On June 3rd, we experienced 20 minutes of outage in the US region in querying and a small increase in ingest failures. During this time customers were unable to query their data and alerting was delayed, but less than 0.1% of data sent to us was dropped.
We received an early alert about our ingest system appearing to be unreachable. This correlated strongly with a database schema migration we had just started running at the same time, which was quickly confirmed by engineers. The migration slowed down our biggest database in the US environment and caused operations to pile up.
We opened the public incident, stating that all systems were down. In fact, because our ingest pathway has a robust caching mechanism, we were able to keep accepting the majority of data without issue. Other systems related to querying and triggers were still failing however, and SLO alerting was delayed for multiple minutes.
Our first priority was to cancel the migration, but reaching the database proved to be difficult due to all connections being saturated. We debated failing the database over to another availability zone by rebooting it as well, but by the time we had managed to get a live connection to it, our automated systems had already detected the failure and performed the failover for us after which the system became stable again.

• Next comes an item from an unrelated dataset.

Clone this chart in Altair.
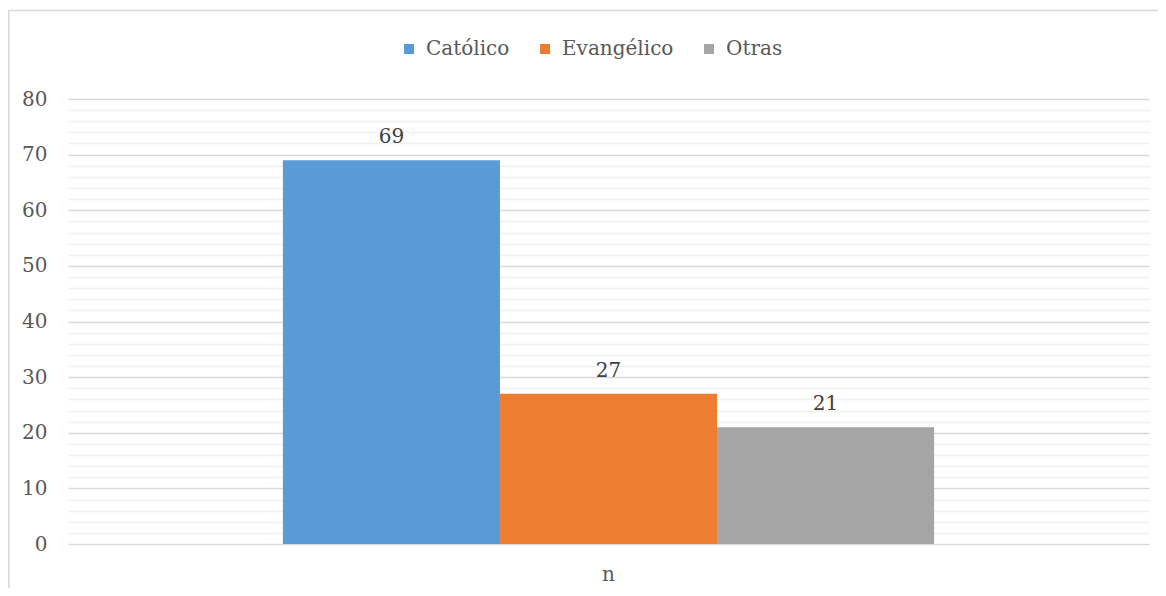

The migration involved was related to modifying an ENUM set on a database table, which unexpectedly caused a full table rewrite. It had previously run without issue on smaller databases, leading to a false sense of security. Additionally, two prior changes to the same ENUM field had not caused any performance issues. After the restart we made sure that data integrity was properly maintained, that all caches were properly aligned, and that the overall migration could safely complete. We are currently looking at strengthening our ability to spot risky migrations ahead of time (regardless of how well they worked on other databases in other environments).